When you call to order, pick tequila or mezcal and two fruit juices. Co-owner Mychal Dynes advises mezcal users to order some grapefruit juice. All kits come with lime juice and an amber-colored simple syrup made from piloncillo sugar. The best way to tackle this kit is to pour the juice containers into a mason jar and put the simple syrup in a squeeze bottle. You can salt the rim of your glass by running a slice of lime around it and dipping the glass into a plate of kosher salt. Add some ice to the glass. Pour ice, mezcal or tequila, juice and simple syrup into a cocktail shaker or mason jar, shake, and then taste and adjust. Strain into a glass and garnish with a slice of lime or a lime peel. This kit doesn’t come with a recipe. Dynes wants margarita-kit users to have fun playing with the ratio. His guidance is more about personal pleasure than precision.
“Each sip should make you want another one,” Dynes said.

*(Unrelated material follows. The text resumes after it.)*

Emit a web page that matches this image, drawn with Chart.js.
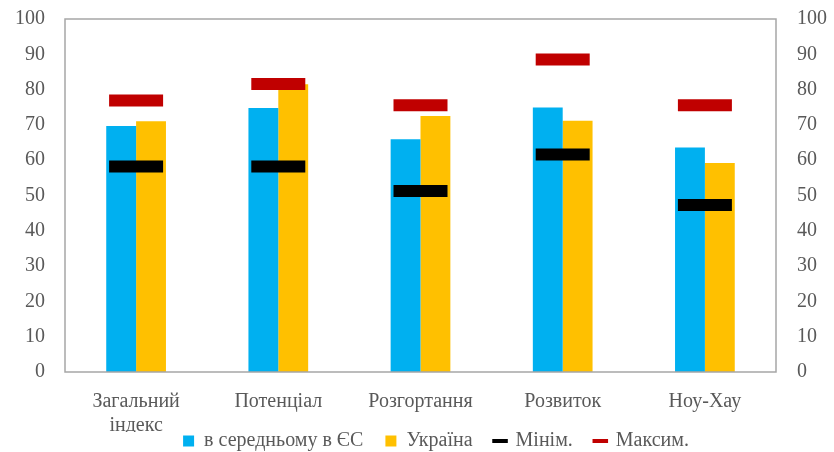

Gill has put together an Old Fashioned kit. The kit comes with The Smokin’ Oak’s mix of bitters, demerara sugar simple syrup, a silicon square cube ice tray, a couple of oranges and lemons, and a recipe card. Aspiring home cocktail makers can choose between Buffalo Trace whiskey ($59 for the kit) or upgrade to a small batch Elijah Craig made especially for The Smokin’ Oak ($69). The cocktail recipe walks users through the pre-Prohibition style Old Fashioned served at The Smokin’ Oak.